Understanding symmetry in functions is crucial in determining whether a function is even, odd, or neither. Even functions are symmetric about the y-axis, meaning that for every point \( (x, y) \) on the function, there is an identical point \( (-x, y) \). If we take any even function, let's say \( f(x) \), and plug in the opposite of x, which is -x, we would get \( f(-x) = f(x) \). On the other hand, odd functions show symmetry about the origin. This means that if the function \( f(x) \) is odd, then \( f(-x) = -f(x) \) should hold true.

For example, \( f(x) = x^2 \) is an even function because \( f(-x) = (-x)^2 = x^2 \) which is the original function. Conversely, \( g(x) = x^3 \) is an odd function since \( g(-x) = (-x)^3 = -x^3 \) which is the negative of the original function. It's important to test for these symmetries when examining a function's behavior because it can simplify understanding and working with the function in many mathematical contexts.

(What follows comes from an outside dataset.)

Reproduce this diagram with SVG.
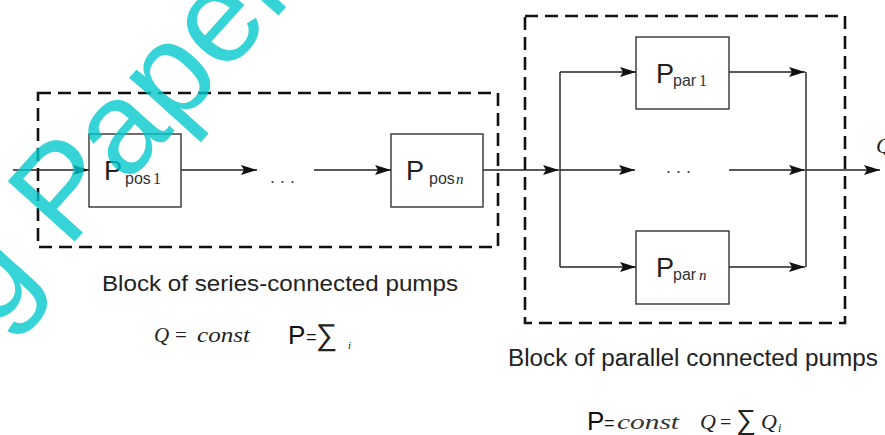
<svg xmlns="http://www.w3.org/2000/svg" width="885" height="435" viewBox="0 0 885 435">
<style>
.dash{fill:none;stroke:#111;stroke-width:2.6;stroke-dasharray:13 7}
.box{fill:#fff;stroke:#333;stroke-width:1.4}
.ln{fill:none;stroke:#222;stroke-width:1.4}
.big{font-family:"Liberation Sans",Arial,sans-serif;font-size:27px;fill:#222}
.sub{font-family:"Liberation Sans",Arial,sans-serif;font-size:16px;fill:#333}
.num{font-family:"Liberation Serif","Times New Roman",serif;font-size:16px;fill:#333}
.it{font-family:"Liberation Serif","Times New Roman",serif;font-style:italic;fill:#222}
.lbl{font-family:"Liberation Sans",Arial,sans-serif;font-size:22px;fill:#222}
.dots{font-family:"Liberation Sans",Arial,sans-serif;font-size:18px;fill:#444}
.sans{font-family:"Liberation Sans",Arial,sans-serif;fill:#111}
.ser{font-family:"Liberation Serif","Times New Roman",serif;fill:#222}
.sig{font-family:"Liberation Sans",Arial,sans-serif;fill:#222}
</style>
<defs>
<marker id="arr" markerUnits="userSpaceOnUse" markerWidth="16" markerHeight="10" refX="16" refY="5" orient="auto">
<path d="M0,0 L16,5 L0,10 L3,5 Z" fill="#111"/>
</marker>
</defs>
<rect width="885" height="435" fill="#fff"/>

<g id="series-block">
<rect class="dash" x="38" y="93" width="460" height="154"/>
<text class="lbl" x="102" y="291" textLength="356" lengthAdjust="spacingAndGlyphs">Block of series-connected pumps</text>
</g>

<g id="parallel-block">
<rect class="dash" x="525" y="16" width="320" height="307"/>
<text class="lbl" x="508" y="366" textLength="370" lengthAdjust="spacingAndGlyphs" style="font-size:23px">Block of parallel connected pumps</text>
</g>

<g id="connectors">
<path class="ln" d="M13,170 H89" marker-end="url(#arr)"/>
<path class="ln" d="M181,170 H257" marker-end="url(#arr)"/>
<path class="ln" d="M314,170 H391" marker-end="url(#arr)"/>
<path class="ln" d="M483,170 H559" marker-end="url(#arr)"/>
<path class="ln" d="M560,72 V267"/>
<path class="ln" d="M560,72 H636" marker-end="url(#arr)"/>
<path class="ln" d="M560,170 H635" marker-end="url(#arr)"/>
<path class="ln" d="M560,267 H636" marker-end="url(#arr)"/>
<path class="ln" d="M729,72 H805" marker-end="url(#arr)"/>
<path class="ln" d="M729,170 H805" marker-end="url(#arr)"/>
<path class="ln" d="M729,267 H805" marker-end="url(#arr)"/>
<path class="ln" d="M806,72 V267"/>
<path class="ln" d="M806,170 H880" marker-end="url(#arr)"/>
<text class="dots" x="270" y="183">. . .</text>
<text class="dots" x="666" y="173">. . .</text>
<text class="it" x="876" y="153" style="font-size:22px">Q</text>
</g>

<g id="pos1">
<rect class="box" x="89" y="134" width="92" height="73"/>
<text class="big" x="104" y="180">P</text>
<text class="sub" x="125" y="184">pos</text>
<text class="num" x="153" y="184">1</text>
</g>

<g id="posn">
<rect class="box" x="391" y="134" width="92" height="73"/>
<text class="big" x="406" y="180">P</text>
<text class="sub" x="429" y="184">pos</text>
<text class="it" x="456" y="184" style="font-size:15px">n</text>
</g>

<g id="par1">
<rect class="box" x="636" y="37" width="93" height="72"/>
<text class="big" x="656" y="83">P</text>
<text class="sub" x="673" y="86">par</text>
<text class="num" x="699" y="86">1</text>
</g>

<g id="parn">
<rect class="box" x="636" y="231" width="93" height="73"/>
<text class="big" x="656" y="277">P</text>
<text class="sub" x="673" y="280">par</text>
<text class="it" x="699" y="280" style="font-size:15px">n</text>
</g>

<g id="series-formula">
<text class="it" x="154" y="342" style="font-size:21px">Q</text>
<text class="ser" x="175" y="342" style="font-size:21px">=</text>
<text class="it" x="197" y="342" style="font-size:21px" textLength="53" lengthAdjust="spacingAndGlyphs">const</text>
<text class="sans" x="288" y="344" style="font-size:26px">P</text>
<text class="sans" x="306" y="343" style="font-size:18px">=</text>
<text class="sig" x="316" y="345" style="font-size:30px">∑</text>
<text class="it" x="348" y="349" style="font-size:11px">i</text>
</g>

<g id="parallel-formula">
<text class="sans" x="587" y="430" style="font-size:26px">P</text>
<text class="sans" x="604" y="429" style="font-size:18px">=</text>
<text class="it" x="617" y="429" style="font-size:22px;fill:#333" textLength="62" lengthAdjust="spacingAndGlyphs">const</text>
<text class="it" x="700" y="429" style="font-size:22px">Q</text>
<text class="ser" x="720" y="429" style="font-size:20px">=</text>
<text class="sig" x="736" y="429" style="font-size:28px">∑</text>
<text class="it" x="761" y="429" style="font-size:22px">Q</text>
<text class="it" x="778" y="432" style="font-size:12px">i</text>
</g>

<g id="watermark" opacity="0.78">
<text transform="translate(68,249) rotate(-48)" x="-212" y="0" style="font-family:'Liberation Sans',Arial,sans-serif;font-size:131px;fill:#00c8cc">ing Paper</text>
</g>
</svg>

Algebraic functions are formed by applying algebraic operations, such as addition, subtraction, multiplication, division, and taking roots to polynomial functions. A polynomial function consists of a sum of terms, each consisting of a variable raised to a non-negative integer power and multiplied by a coefficient.

When studying algebraic functions, such as \( f(x) = x + \frac{1}{x} \), it's apparent that this function is neither purely polynomial (due to the term \( \frac{1}{x} \) which is not a non-negative integer power of x) nor is it even or odd since replacing \( x \) with \( -x \) does not result in \( f(-x) \) being equal to \( f(x) \) or \( -f(x) \). Algebraic functions can often hold intricate behaviors that aren't readily seen and require careful analysis.

Rational functions are a type of algebraic functions represented by the ratio of two polynomials. In other words, they have the form \( \frac{p(x)}{q(x)} \) where both \( p(x) \) and \( q(x) \) are polynomials. One of the main characteristics of rational functions is their potential to have asymptotes, which are lines that the graph of the function approaches but never touches.

Take the given function \( g(x) = 1 + \frac{1}{x} \) as an example. This function has a vertical asymptote at \( x = 0 \) and is neither even nor odd. When analyzing rational functions, particularly for symmetry, it is pivotal to consider the behavior of the function as \( x \) approaches both positive and negative infinity, and as it approaches any vertical asymptotes. This can expose interesting properties about the function's growth and limitations.